• _YOUR TASK_
Without the images, write out the whole listing exactly.

• _DATA EXTRACT_
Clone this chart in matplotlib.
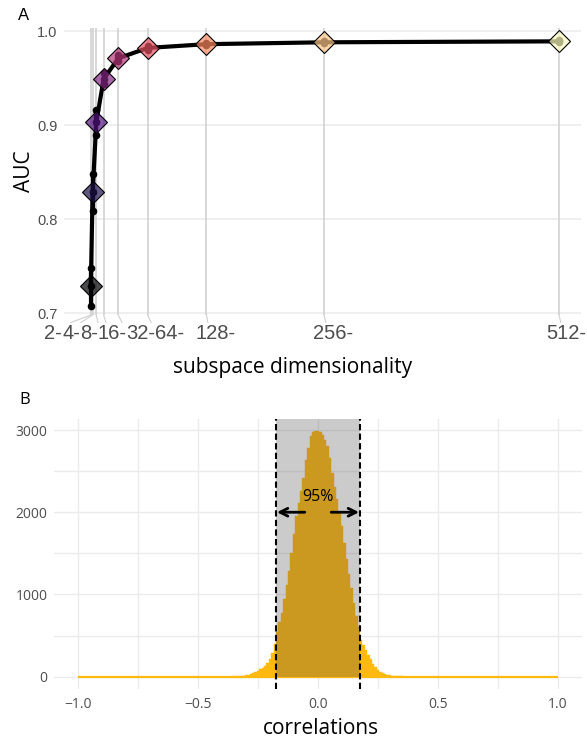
import numpy as np
import matplotlib
matplotlib.use("Agg")
import matplotlib.pyplot as plt
import matplotlib.transforms as mtransforms

# ---- panel A data: AUC per subspace dimensionality ----
dims = [2, 4, 8, 16, 32, 64, 128, 256, 512]
auc_mean = [0.729, 0.829, 0.903, 0.949, 0.971, 0.982, 0.986, 0.988, 0.989]
auc_min = [0.708, 0.808, 0.889, 0.944, 0.968, 0.980, 0.985, 0.987, 0.988]
auc_max = [0.748, 0.848, 0.916, 0.955, 0.974, 0.984, 0.987, 0.989, 0.990]
dim_labels = ["2-", "4-", "8-", "16-", "32-", "64-", "128-", "256-", "512-"]

# ---- panel B data: histogram of correlations (bin width 0.01) ----
bin_edges = np.round(np.arange(-0.355, 0.3551, 0.01), 3)
counts = [5, 6, 8, 10, 14, 18, 25, 35, 45, 60, 75, 90, 110, 135, 170, 220,
          290, 400, 540, 660, 780, 940, 1110, 1290, 1510, 1740, 1960, 2110,
          2260, 2420, 2630, 2780, 2930, 2975, 2985,
          2990,
          2980, 2940, 2880, 2800, 2660, 2480, 2310, 2160, 2000, 1830, 1620,
          1430, 1250, 1080, 900, 740, 600, 450, 380, 320, 260, 210, 160, 115,
          85, 62, 45, 30, 22, 16, 12, 9, 7, 5, 4]
ci_low, ci_high = -0.174, 0.174
ci_label = "95%"

fig = plt.figure(figsize=(5.87, 7.42), dpi=100)
W, H = 587.0, 742.0

title_font = ["Open Sans", "DejaVu Sans"]
arial_font = ["Liberation Sans", "DejaVu Sans"]
narrow_font = ["Liberation Sans Narrow", "Open Sans", "DejaVu Sans"]
grid_col = "#ebebeb"
tick_col = "#4d4d4d"

# ================= panel A =================
axA = fig.add_axes([64 / W, 1 - 315 / H, (581 - 64) / W, (315 - 28) / H])
axA.set_xlim(-27.2, 536)
axA.set_ylim(0.6979, 1.0032)
for s in axA.spines.values():
    s.set_visible(False)

for yv in [0.7, 0.8, 0.9, 1.0]:
    axA.axhline(yv, color=grid_col, lw=1.1, zorder=0)
for d in dims:
    axA.axvline(d, color="#d2d2d2", lw=1.2, zorder=0)

axA.plot(dims, auc_mean, color="black", lw=3, solid_capstyle="round", zorder=2)
axA.vlines(dims, auc_min, auc_max, color="black", lw=3, zorder=2)
axA.scatter(dims, auc_min, s=20, color="black", zorder=2)
axA.scatter(dims, auc_max, s=20, color="black", zorder=2)
axA.scatter(dims, auc_mean, s=20, color="black", zorder=2)

colors = plt.cm.magma(np.linspace(0, 1, len(dims)))
for d, a, c in zip(dims, auc_mean, colors):
    axA.plot(d, a, marker="D", ms=11.5, mfc=(c[0], c[1], c[2], 0.7),
             mec="black", mew=0.8, zorder=3)

axA.set_yticks([0.7, 0.8, 0.9, 1.0])
axA.set_yticklabels(["0.7", "0.8", "0.9", "1.0"], family=arial_font,
                    fontsize=10.5, color=tick_col)
axA.tick_params(axis="y", length=0, pad=4.5)
axA.set_xticks([])

# repelled tick labels with connector segments
trans = mtransforms.blended_transform_factory(axA.transData, axA.transAxes)
label_x = [-39.2, -19.6, 0.0, 25.6, 56.0, 87.4, 138.3, 266.3, 519.5]
seg_end = [-19.6, -8.7, 9.8, 18.5, 35.9, 67.5, 129.5, 258, 514]
for d, lx, sx, lab in zip(dims, label_x, seg_end, dim_labels):
    axA.plot([d, sx], [0, -0.026], transform=trans, color="#cfcfcf",
             lw=0.8, clip_on=False)
    axA.text(lx, -0.066, lab, transform=trans, ha="center", va="center",
             fontsize=14.5, color=tick_col, family=arial_font, clip_on=False)

fig.text(292.5 / W, 1 - 367 / H, "subspace dimensionality", ha="center",
         va="center", fontsize=15, family=title_font)
fig.text(25 / W, 1 - 171 / H, "AUC", ha="center", va="center", rotation=90,
         fontsize=15, family=title_font)
fig.text(24 / W, 1 - 15 / H, "A", ha="center", va="center", fontsize=12,
         family=arial_font)

# ================= panel B =================
axB = fig.add_axes([54 / W, 1 - 689 / H, (582 - 54) / W, (689 - 419) / H])
axB.set_xlim(-1.1, 1.1)
axB.set_ylim(-150, 3134)
for s in axB.spines.values():
    s.set_visible(False)

for xv in np.arange(-1.0, 1.01, 0.25):
    axB.axvline(xv, color=grid_col, lw=1.0, zorder=0)
for yv in range(0, 3001, 500):
    axB.axhline(yv, color=grid_col, lw=1.0, zorder=0)

orange = "#FFB90F"
axB.hlines(0, -1.0, 1.0, color=orange, lw=1.6, zorder=1)
step_x = np.repeat(bin_edges, 2)[1:-1]
step_y = np.repeat(counts, 2)
axB.fill_between(step_x, 0, step_y, color=orange, lw=0.3, edgecolor=orange,
                 zorder=1)

y0 = (0 - axB.get_ylim()[0]) / (axB.get_ylim()[1] - axB.get_ylim()[0])
axB.axvspan(ci_low, ci_high, ymin=y0, ymax=1, color="#4d4d4d", alpha=0.29,
            lw=0, zorder=2)
for xv in [ci_low, ci_high]:
    axB.axvline(xv, color="black", lw=1.5, ls=(0, (3, 1.6)), zorder=3)

axB.annotate("", xy=(ci_low + 0.003, 2000), xytext=(-0.055, 2000),
             arrowprops=dict(arrowstyle="->", lw=2, color="black",
                             mutation_scale=14, shrinkA=0, shrinkB=0),
             zorder=4)
axB.annotate("", xy=(ci_high - 0.003, 2000), xytext=(0.055, 2000),
             arrowprops=dict(arrowstyle="->", lw=2, color="black",
                             mutation_scale=14, shrinkA=0, shrinkB=0),
             zorder=4)
axB.text(0.0, 2190, ci_label, ha="center", va="center", fontsize=11.5,
         family=narrow_font, zorder=4)

axB.set_xticks([-1.0, -0.5, 0.0, 0.5, 1.0])
axB.set_xticklabels(["\u22121.0", "\u22120.5", "0.0", "0.5", "1.0"],
                    family=narrow_font, fontsize=10, color=tick_col)
axB.set_yticks([0, 1000, 2000, 3000])
axB.set_yticklabels(["0", "1000", "2000", "3000"], family=narrow_font,
                    fontsize=10, color=tick_col)
axB.tick_params(axis="x", length=0, pad=6)
axB.tick_params(axis="y", length=0, pad=4.5)

fig.text(321 / W, 1 - 728 / H, "correlations", ha="center", va="center",
         fontsize=15, family=title_font)
fig.text(25 / W, 1 - 400 / H, "B", ha="center", va="center", fontsize=12,
         family=narrow_font)

fig.savefig("out.png", dpi=100)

• _EXERCISE OUTPUT_
Clone this chart in matplotlib.
import numpy as np
import matplotlib
matplotlib.use("Agg")
import matplotlib.pyplot as plt
import matplotlib.transforms as mtransforms

# ---- panel A data: AUC per subspace dimensionality ----
dims = [2, 4, 8, 16, 32, 64, 128, 256, 512]
auc_mean = [0.729, 0.829, 0.903, 0.949, 0.971, 0.982, 0.986, 0.988, 0.989]
auc_min = [0.708, 0.808, 0.889, 0.944, 0.968, 0.980, 0.985, 0.987, 0.988]
auc_max = [0.748, 0.848, 0.916, 0.955, 0.974, 0.984, 0.987, 0.989, 0.990]
dim_labels = ["2-", "4-", "8-", "16-", "32-", "64-", "128-", "256-", "512-"]

# ---- panel B data: histogram of correlations (bin width 0.01) ----
bin_edges = np.round(np.arange(-0.355, 0.3551, 0.01), 3)
counts = [5, 6, 8, 10, 14, 18, 25, 35, 45, 60, 75, 90, 110, 135, 170, 220,
          290, 400, 540, 660, 780, 940, 1110, 1290, 1510, 1740, 1960, 2110,
          2260, 2420, 2630, 2780, 2930, 2975, 2985,
          2990,
          2980, 2940, 2880, 2800, 2660, 2480, 2310, 2160, 2000, 1830, 1620,
          1430, 1250, 1080, 900, 740, 600, 450, 380, 320, 260, 210, 160, 115,
          85, 62, 45, 30, 22, 16, 12, 9, 7, 5, 4]
ci_low, ci_high = -0.174, 0.174
ci_label = "95%"

fig = plt.figure(figsize=(5.87, 7.42), dpi=100)
W, H = 587.0, 742.0

title_font = ["Open Sans", "DejaVu Sans"]
arial_font = ["Liberation Sans", "DejaVu Sans"]
narrow_font = ["Liberation Sans Narrow", "Open Sans", "DejaVu Sans"]
grid_col = "#ebebeb"
tick_col = "#4d4d4d"

# ================= panel A =================
axA = fig.add_axes([64 / W, 1 - 315 / H, (581 - 64) / W, (315 - 28) / H])
axA.set_xlim(-27.2, 536)
axA.set_ylim(0.6979, 1.0032)
for s in axA.spines.values():
    s.set_visible(False)

for yv in [0.7, 0.8, 0.9, 1.0]:
    axA.axhline(yv, color=grid_col, lw=1.1, zorder=0)
for d in dims:
    axA.axvline(d, color="#d2d2d2", lw=1.2, zorder=0)

axA.plot(dims, auc_mean, color="black", lw=3, solid_capstyle="round", zorder=2)
axA.vlines(dims, auc_min, auc_max, color="black", lw=3, zorder=2)
axA.scatter(dims, auc_min, s=20, color="black", zorder=2)
axA.scatter(dims, auc_max, s=20, color="black", zorder=2)
axA.scatter(dims, auc_mean, s=20, color="black", zorder=2)

colors = plt.cm.magma(np.linspace(0, 1, len(dims)))
for d, a, c in zip(dims, auc_mean, colors):
    axA.plot(d, a, marker="D", ms=11.5, mfc=(c[0], c[1], c[2], 0.7),
             mec="black", mew=0.8, zorder=3)

axA.set_yticks([0.7, 0.8, 0.9, 1.0])
axA.set_yticklabels(["0.7", "0.8", "0.9", "1.0"], family=arial_font,
                    fontsize=10.5, color=tick_col)
axA.tick_params(axis="y", length=0, pad=4.5)
axA.set_xticks([])

# repelled tick labels with connector segments
trans = mtransforms.blended_transform_factory(axA.transData, axA.transAxes)
label_x = [-39.2, -19.6, 0.0, 25.6, 56.0, 87.4, 138.3, 266.3, 519.5]
seg_end = [-19.6, -8.7, 9.8, 18.5, 35.9, 67.5, 129.5, 258, 514]
for d, lx, sx, lab in zip(dims, label_x, seg_end, dim_labels):
    axA.plot([d, sx], [0, -0.026], transform=trans, color="#cfcfcf",
             lw=0.8, clip_on=False)
    axA.text(lx, -0.066, lab, transform=trans, ha="center", va="center",
             fontsize=14.5, color=tick_col, family=arial_font, clip_on=False)

fig.text(292.5 / W, 1 - 367 / H, "subspace dimensionality", ha="center",
         va="center", fontsize=15, family=title_font)
fig.text(25 / W, 1 - 171 / H, "AUC", ha="center", va="center", rotation=90,
         fontsize=15, family=title_font)
fig.text(24 / W, 1 - 15 / H, "A", ha="center", va="center", fontsize=12,
         family=arial_font)

# ================= panel B =================
axB = fig.add_axes([54 / W, 1 - 689 / H, (582 - 54) / W, (689 - 419) / H])
axB.set_xlim(-1.1, 1.1)
axB.set_ylim(-150, 3134)
for s in axB.spines.values():
    s.set_visible(False)

for xv in np.arange(-1.0, 1.01, 0.25):
    axB.axvline(xv, color=grid_col, lw=1.0, zorder=0)
for yv in range(0, 3001, 500):
    axB.axhline(yv, color=grid_col, lw=1.0, zorder=0)

orange = "#FFB90F"
axB.hlines(0, -1.0, 1.0, color=orange, lw=1.6, zorder=1)
step_x = np.repeat(bin_edges, 2)[1:-1]
step_y = np.repeat(counts, 2)
axB.fill_between(step_x, 0, step_y, color=orange, lw=0.3, edgecolor=orange,
                 zorder=1)

y0 = (0 - axB.get_ylim()[0]) / (axB.get_ylim()[1] - axB.get_ylim()[0])
axB.axvspan(ci_low, ci_high, ymin=y0, ymax=1, color="#4d4d4d", alpha=0.29,
            lw=0, zorder=2)
for xv in [ci_low, ci_high]:
    axB.axvline(xv, color="black", lw=1.5, ls=(0, (3, 1.6)), zorder=3)

axB.annotate("", xy=(ci_low + 0.003, 2000), xytext=(-0.055, 2000),
             arrowprops=dict(arrowstyle="->", lw=2, color="black",
                             mutation_scale=14, shrinkA=0, shrinkB=0),
             zorder=4)
axB.annotate("", xy=(ci_high - 0.003, 2000), xytext=(0.055, 2000),
             arrowprops=dict(arrowstyle="->", lw=2, color="black",
                             mutation_scale=14, shrinkA=0, shrinkB=0),
             zorder=4)
axB.text(0.0, 2190, ci_label, ha="center", va="center", fontsize=11.5,
         family=narrow_font, zorder=4)

axB.set_xticks([-1.0, -0.5, 0.0, 0.5, 1.0])
axB.set_xticklabels(["\u22121.0", "\u22120.5", "0.0", "0.5", "1.0"],
                    family=narrow_font, fontsize=10, color=tick_col)
axB.set_yticks([0, 1000, 2000, 3000])
axB.set_yticklabels(["0", "1000", "2000", "3000"], family=narrow_font,
                    fontsize=10, color=tick_col)
axB.tick_params(axis="x", length=0, pad=6)
axB.tick_params(axis="y", length=0, pad=4.5)

fig.text(321 / W, 1 - 728 / H, "correlations", ha="center", va="center",
         fontsize=15, family=title_font)
fig.text(25 / W, 1 - 400 / H, "B", ha="center", va="center", fontsize=12,
         family=narrow_font)

fig.savefig("out.png", dpi=100)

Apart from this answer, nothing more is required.